Big men who can protect the passer in a pass-happy league will be a hot commodity in the first round of the NFL draft.
So what else is new?
A year ago, offensive tackles were taken first, second and fourth overall during a frantic run that saw eight offensive linemen disappear in the top 20 picks. This year, ESPN draft analyst Mel Kiper Jr. projects three tackles to be taken in the top nine picks and five overall in the first round.
Obviously, there are no guarantees on draft day. But tackles taken high tend to be safer picks (Yeah, we know about Tony Mandarich). Throw in the name “Matthews” and, well, one has to wonder if Texas A&M offensive tackle Jake Matthews isn’t the safest pick in the 2014 NFL draft.
“I’d like to think I wasn’t grand-fathered in,” joked Matthews, whose family’s NFL lineage dates back to grandfather Clay Sr.’s four-year stint with the 49ers in the 1950s. “I hope I earned my way here. It is special the family I came from.”
His father, Bruce, is a Hall of Fame offensive lineman who played 19 seasons. His uncle, Clay Jr., was a four-time Pro Bowl linebacker who also played 19 seasons. His cousins, Clay III, and Casey, play linebacker for the Packers and Eagles, respectively.
“I mean, having a Pro Football Hall of Famer help you figure out the position is definitely beneficial,” Matthews said.
Matthews was a two-year starter at right tackle before he switched to left tackle last year to replace Luke Joeckel, who was the No. 2 overall pick of the Jaguars a year ago.
Some have argued that Matthews was better than Joeckel. Of course, when asked why he didn’t turn pro last year, Matthews came up with the kind of answer you’d expect from a Matthews.

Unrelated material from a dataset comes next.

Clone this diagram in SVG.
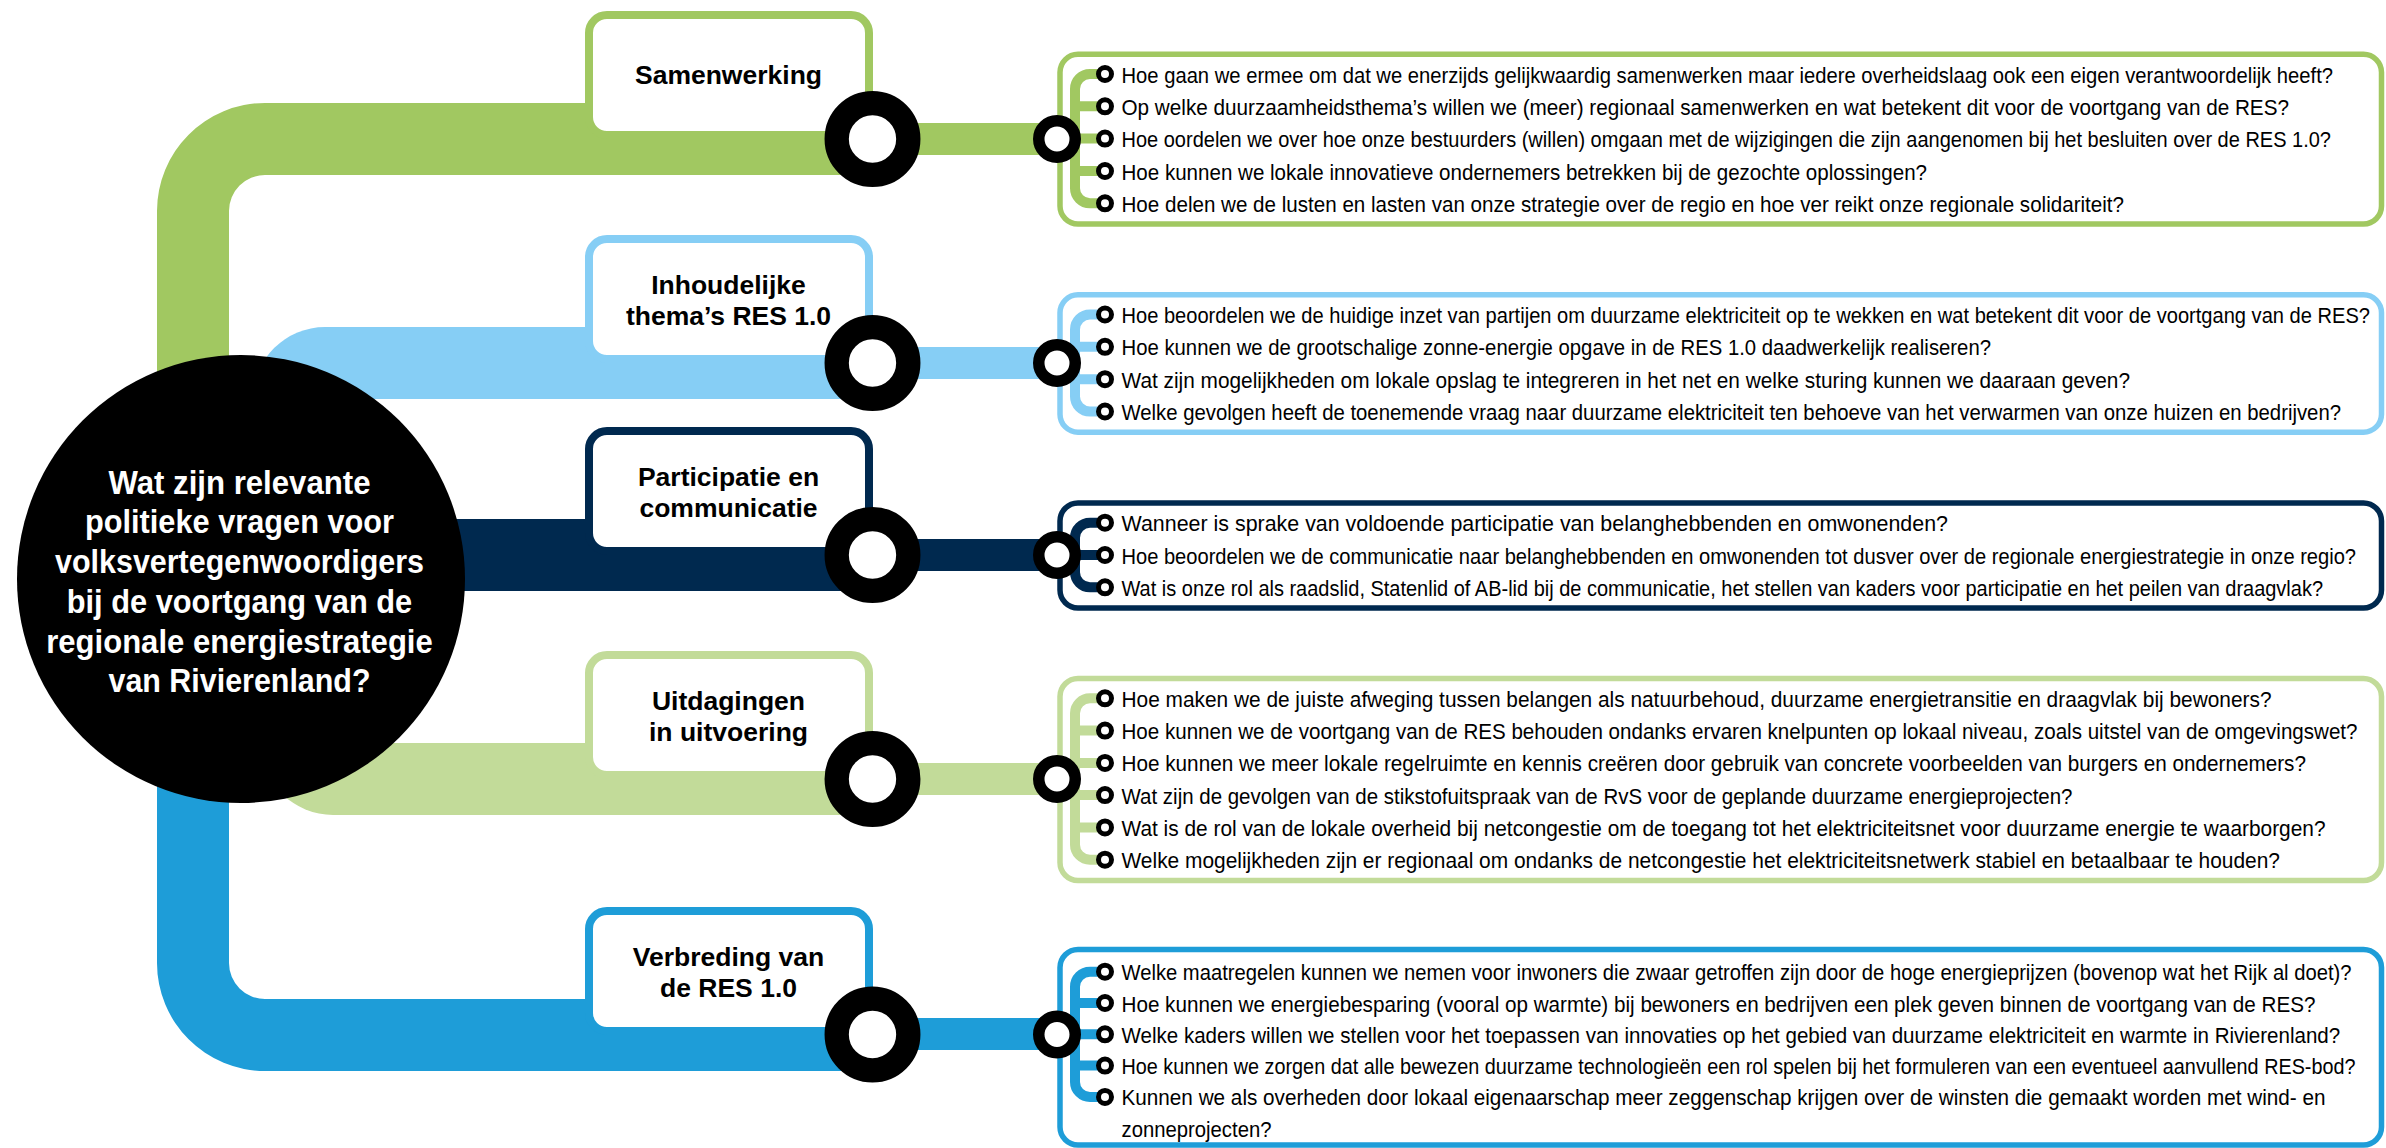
<svg xmlns="http://www.w3.org/2000/svg" width="2386" height="1148" viewBox="0 0 2386 1148">
<style>
.q{font-family:"Liberation Sans Narrow","Liberation Sans",Arial,sans-serif;font-size:22.5px;fill:#000}
.t{font-family:"Liberation Sans",Arial,sans-serif;font-weight:bold;font-size:26.5px;fill:#000;text-anchor:middle}
.c{font-family:"Liberation Sans",Arial,sans-serif;font-weight:bold;font-size:32.5px;fill:#fff;text-anchor:middle}
.tbox{fill:#fff;stroke-width:8}
.qbox{fill:none;stroke-width:5.5}
.ring{fill:#fff;stroke:#000;stroke-width:24.3}
.sring{fill:#fff;stroke:#000;stroke-width:11.5}
.bul{fill:#fff;stroke:#000;stroke-width:5}
.br{fill:none;stroke-width:10}
.g1{fill:#A1C861}.s1{stroke:#A1C861}
.g2{fill:#86CEF5}.s2{stroke:#86CEF5}
.g3{fill:#00294F}.s3{stroke:#00294F}
.g4{fill:#C2DB99}.s4{stroke:#C2DB99}
.g5{fill:#1E9DD8}.s5{stroke:#1E9DD8}
</style>
<defs>
<circle id="bullet" class="bul" r="6.5"/>
</defs>
<g id="connectors">
  <path class="g1" d="M872 103 L265 103 A108 108 0 0 0 157 211 L157 480 L229 480 L229 211 A36 36 0 0 1 265 175 L872 175 Z"/>
  <path class="g2" d="M872 327 L325 327 A72 72 0 0 0 253 399 L872 399 Z"/>
  <rect class="g3" x="380" y="519" width="492" height="72"/>
  <path class="g4" d="M872 743 L261 743 A72 72 0 0 0 333 815 L872 815 Z"/>
  <path class="g5" d="M157 700 L157 963 A108 108 0 0 0 265 1071 L872 1071 L872 999 L265 999 A36 36 0 0 1 229 963 L229 700 Z"/>
  <rect class="g1" x="872" y="123" width="185" height="32"/>
  <rect class="g2" x="872" y="347" width="185" height="32"/>
  <rect class="g3" x="872" y="539" width="185" height="32"/>
  <rect class="g4" x="872" y="763" width="185" height="32"/>
  <rect class="g5" x="872" y="1018" width="185" height="32"/>
  <path class="br s1" d="M1105 74 H1090 A15 15 0 0 0 1075 89 V188.3 A15 15 0 0 0 1090 203.3 H1105 M1075 106.3 H1105 M1075 138.6 H1105 M1075 171 H1105"/>
  <path class="br s2" d="M1105 314.5 H1090 A15 15 0 0 0 1075 329.5 V396.5 A15 15 0 0 0 1090 411.5 H1105 M1075 346.8 H1105 M1075 379.2 H1105"/>
  <path class="br s3" d="M1105 522.7 H1090 A15 15 0 0 0 1075 537.7 V572.3 A15 15 0 0 0 1090 587.3 H1105 M1075 555 H1105"/>
  <path class="br s4" d="M1105 698.3 H1090 A15 15 0 0 0 1075 713.3 V844.7 A15 15 0 0 0 1090 859.7 H1105 M1075 730.6 H1105 M1075 762.9 H1105 M1075 795.1 H1105 M1075 827.4 H1105"/>
  <path class="br s5" d="M1105 971.7 H1090 A15 15 0 0 0 1075 986.7 V1081.9 A15 15 0 0 0 1090 1096.9 H1105 M1075 1003 H1105 M1075 1034.3 H1105 M1075 1065.6 H1105"/>
</g>
<g id="center">
  <circle cx="241" cy="579" r="224" fill="#000"/>
  <text class="c" x="239.5" y="493.5" textLength="262" lengthAdjust="spacingAndGlyphs">Wat zijn relevante</text>
  <text class="c" x="239.5" y="533.3" textLength="309" lengthAdjust="spacingAndGlyphs">politieke vragen voor</text>
  <text class="c" x="239.5" y="573" textLength="369" lengthAdjust="spacingAndGlyphs">volksvertegenwoordigers</text>
  <text class="c" x="239.5" y="612.8" textLength="345.5" lengthAdjust="spacingAndGlyphs">bij de voortgang van de</text>
  <text class="c" x="239.5" y="652.5" textLength="386.5" lengthAdjust="spacingAndGlyphs">regionale energiestrategie</text>
  <text class="c" x="239.5" y="692.3" textLength="262" lengthAdjust="spacingAndGlyphs">van Rivierenland?</text>
</g>
<g id="node-samenwerking">
  <rect class="tbox s1" x="589" y="15" width="280" height="120" rx="18"/>
  <text class="t" x="728.5" y="84">Samenwerking</text>
  <circle class="ring" cx="872.5" cy="139" r="35.8"/>
</g>
<g id="node-inhoudelijke">
  <rect class="tbox s2" x="589" y="239" width="280" height="120" rx="18"/>
  <text class="t" x="728.5" y="293.5">Inhoudelijke</text>
  <text class="t" x="728.5" y="324.5">thema’s RES 1.0</text>
  <circle class="ring" cx="872.5" cy="363" r="35.8"/>
</g>
<g id="node-participatie">
  <rect class="tbox s3" x="589" y="431" width="280" height="120" rx="18"/>
  <text class="t" x="728.5" y="485.5">Participatie en</text>
  <text class="t" x="728.5" y="516.5">communicatie</text>
  <circle class="ring" cx="872.5" cy="555" r="35.8"/>
</g>
<g id="node-uitdagingen">
  <rect class="tbox s4" x="589" y="655" width="280" height="120" rx="18"/>
  <text class="t" x="728.5" y="709.5">Uitdagingen</text>
  <text class="t" x="728.5" y="740.5">in uitvoering</text>
  <circle class="ring" cx="872.5" cy="779" r="35.8"/>
</g>
<g id="node-verbreding">
  <rect class="tbox s5" x="589" y="911" width="280" height="120" rx="18"/>
  <text class="t" x="728.5" y="965.5">Verbreding van</text>
  <text class="t" x="728.5" y="996.5">de RES 1.0</text>
  <circle class="ring" cx="872.5" cy="1034.5" r="35.8"/>
</g>
<g id="questions-samenwerking">
  <rect class="qbox s1" x="1060" y="54.3" width="1321.5" height="169.7" rx="18"/>
  <circle class="sring" cx="1057" cy="139" r="18.25"/>
  <use href="#bullet" x="1105" y="74"/><use href="#bullet" x="1105" y="106.3"/><use href="#bullet" x="1105" y="138.6"/><use href="#bullet" x="1105" y="171"/><use href="#bullet" x="1105" y="203.3"/>
  <text class="q" x="1121.5" y="82.5" textLength="1211.5" lengthAdjust="spacingAndGlyphs">Hoe gaan we ermee om dat we enerzijds gelijkwaardig samenwerken maar iedere overheidslaag ook een eigen verantwoordelijk heeft?</text>
  <text class="q" x="1121.5" y="114.8" textLength="1167.5" lengthAdjust="spacingAndGlyphs">Op welke duurzaamheidsthema’s willen we (meer) regionaal samenwerken en wat betekent dit voor de voortgang van de RES?</text>
  <text class="q" x="1121.5" y="147.1" textLength="1209.5" lengthAdjust="spacingAndGlyphs">Hoe oordelen we over hoe onze bestuurders (willen) omgaan met de wijzigingen die zijn aangenomen bij het besluiten over de RES 1.0?</text>
  <text class="q" x="1121.5" y="179.5" textLength="805.5" lengthAdjust="spacingAndGlyphs">Hoe kunnen we lokale innovatieve ondernemers betrekken bij de gezochte oplossingen?</text>
  <text class="q" x="1121.5" y="211.8" textLength="1002.5" lengthAdjust="spacingAndGlyphs">Hoe delen we de lusten en lasten van onze strategie over de regio en hoe ver reikt onze regionale solidariteit?</text>
</g>
<g id="questions-inhoudelijke">
  <rect class="qbox s2" x="1060" y="294.8" width="1321.5" height="137.4" rx="18"/>
  <circle class="sring" cx="1057" cy="363" r="18.25"/>
  <use href="#bullet" x="1105" y="314.5"/><use href="#bullet" x="1105" y="346.8"/><use href="#bullet" x="1105" y="379.2"/><use href="#bullet" x="1105" y="411.5"/>
  <text class="q" x="1121.5" y="323" textLength="1248.5" lengthAdjust="spacingAndGlyphs">Hoe beoordelen we de huidige inzet van partijen om duurzame elektriciteit op te wekken en wat betekent dit voor de voortgang van de RES?</text>
  <text class="q" x="1121.5" y="355.3" textLength="869.5" lengthAdjust="spacingAndGlyphs">Hoe kunnen we de grootschalige zonne-energie opgave in de RES 1.0 daadwerkelijk realiseren?</text>
  <text class="q" x="1121.5" y="387.7" textLength="1008.5" lengthAdjust="spacingAndGlyphs">Wat zijn mogelijkheden om lokale opslag te integreren in het net en welke sturing kunnen we daaraan geven?</text>
  <text class="q" x="1121.5" y="420" textLength="1219.5" lengthAdjust="spacingAndGlyphs">Welke gevolgen heeft de toenemende vraag naar duurzame elektriciteit ten behoeve van het verwarmen van onze huizen en bedrijven?</text>
</g>
<g id="questions-participatie">
  <rect class="qbox s3" x="1060" y="503" width="1321.5" height="105" rx="18"/>
  <circle class="sring" cx="1057" cy="555" r="18.25"/>
  <use href="#bullet" x="1105" y="522.7"/><use href="#bullet" x="1105" y="555"/><use href="#bullet" x="1105" y="587.3"/>
  <text class="q" x="1121.5" y="531.2" textLength="826.5" lengthAdjust="spacingAndGlyphs">Wanneer is sprake van voldoende participatie van belanghebbenden en omwonenden?</text>
  <text class="q" x="1121.5" y="563.5" textLength="1234.5" lengthAdjust="spacingAndGlyphs">Hoe beoordelen we de communicatie naar belanghebbenden en omwonenden tot dusver over de regionale energiestrategie in onze regio?</text>
  <text class="q" x="1121.5" y="595.8" textLength="1201.5" lengthAdjust="spacingAndGlyphs">Wat is onze rol als raadslid, Statenlid of AB-lid bij de communicatie, het stellen van kaders voor participatie en het peilen van draagvlak?</text>
</g>
<g id="questions-uitdagingen">
  <rect class="qbox s4" x="1060" y="678.5" width="1321.5" height="202" rx="18"/>
  <circle class="sring" cx="1057" cy="779" r="18.25"/>
  <use href="#bullet" x="1105" y="698.3"/><use href="#bullet" x="1105" y="730.6"/><use href="#bullet" x="1105" y="762.9"/><use href="#bullet" x="1105" y="795.1"/><use href="#bullet" x="1105" y="827.4"/><use href="#bullet" x="1105" y="859.7"/>
  <text class="q" x="1121.5" y="706.8" textLength="1150" lengthAdjust="spacingAndGlyphs">Hoe maken we de juiste afweging tussen belangen als natuurbehoud, duurzame energietransitie en draagvlak bij bewoners?</text>
  <text class="q" x="1121.5" y="739.1" textLength="1236" lengthAdjust="spacingAndGlyphs">Hoe kunnen we de voortgang van de RES behouden ondanks ervaren knelpunten op lokaal niveau, zoals uitstel van de omgevingswet?</text>
  <text class="q" x="1121.5" y="771.4" textLength="1184.5" lengthAdjust="spacingAndGlyphs">Hoe kunnen we meer lokale regelruimte en kennis creëren door gebruik van concrete voorbeelden van burgers en ondernemers?</text>
  <text class="q" x="1121.5" y="803.6" textLength="951" lengthAdjust="spacingAndGlyphs">Wat zijn de gevolgen van de stikstofuitspraak van de RvS voor de geplande duurzame energieprojecten?</text>
  <text class="q" x="1121.5" y="835.9" textLength="1204" lengthAdjust="spacingAndGlyphs">Wat is de rol van de lokale overheid bij netcongestie om de toegang tot het elektriciteitsnet voor duurzame energie te waarborgen?</text>
  <text class="q" x="1121.5" y="868.2" textLength="1158.5" lengthAdjust="spacingAndGlyphs">Welke mogelijkheden zijn er regionaal om ondanks de netcongestie het elektriciteitsnetwerk stabiel en betaalbaar te houden?</text>
</g>
<g id="questions-verbreding">
  <rect class="qbox s5" x="1060" y="949.5" width="1321.5" height="195.5" rx="18"/>
  <circle class="sring" cx="1057" cy="1034.5" r="18.25"/>
  <use href="#bullet" x="1105" y="971.7"/><use href="#bullet" x="1105" y="1003"/><use href="#bullet" x="1105" y="1034.3"/><use href="#bullet" x="1105" y="1065.6"/><use href="#bullet" x="1105" y="1096.9"/>
  <text class="q" x="1121.5" y="980.2" textLength="1230" lengthAdjust="spacingAndGlyphs">Welke maatregelen kunnen we nemen voor inwoners die zwaar getroffen zijn door de hoge energieprijzen (bovenop wat het Rijk al doet)?</text>
  <text class="q" x="1121.5" y="1011.5" textLength="1194" lengthAdjust="spacingAndGlyphs">Hoe kunnen we energiebesparing (vooral op warmte) bij bewoners en bedrijven een plek geven binnen de voortgang van de RES?</text>
  <text class="q" x="1121.5" y="1042.8" textLength="1218.7" lengthAdjust="spacingAndGlyphs">Welke kaders willen we stellen voor het toepassen van innovaties op het gebied van duurzame elektriciteit en warmte in Rivierenland?</text>
  <text class="q" x="1121.5" y="1074.1" textLength="1234" lengthAdjust="spacingAndGlyphs">Hoe kunnen we zorgen dat alle bewezen duurzame technologieën een rol spelen bij het formuleren van een eventueel aanvullend RES-bod?</text>
  <text class="q" x="1121.5" y="1105.4" textLength="1204" lengthAdjust="spacingAndGlyphs">Kunnen we als overheden door lokaal eigenaarschap meer zeggenschap krijgen over de winsten die gemaakt worden met wind- en</text>
  <text class="q" x="1121.5" y="1136.5" textLength="150" lengthAdjust="spacingAndGlyphs">zonneprojecten?</text>
</g>
</svg>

“One of the biggest things was the opportunity to play with my younger brother [Mike],” Matthews said. “He started at center for us last year.”
Of course, he did.
Greg Robinson, OT, Auburn
Considered the most athletically gifted lineman in the draft. He’s one of the heaviest at 332 pounds, but the pounds are distributed so well over a 6-5 frame that Robinson ran a 4.9 40-yard dash. He has long arms, big hands. An ability to protect the blind side and dominate in the run has Robinson projected in the top five.
Taylor Lewan, OT, Michigan
The son of former Gophers offensive lineman Dave Lewan should be a top-10 pick. Kiper has the 6-7, 309-pounder going No. 6 to Atlanta, which has the skilled players but needs the grunts. He could play either side after excelling at left tackle for the Wolverines.
Jake Matthews, OT, Texas A&M
Proved he can handle either side very well. Started two years on the right side and then made seamless transition to the left side as a senior. Based on genetics, the 6-5, 308-pounder also is a good bet for a durable, lengthy career.
Billy Turner, T-G, North Dakota State
Turner, a potential Day 2 pick, went to Mounds View High School and is the son of former Vikings running back Maurice Turner. A 6-5, 315-pound tackle in college, Turner is being projected by many teams, including the Vikings, as an NFL guard. The Vikings, who are looking for help at guard, included Turner in their top-30 visit.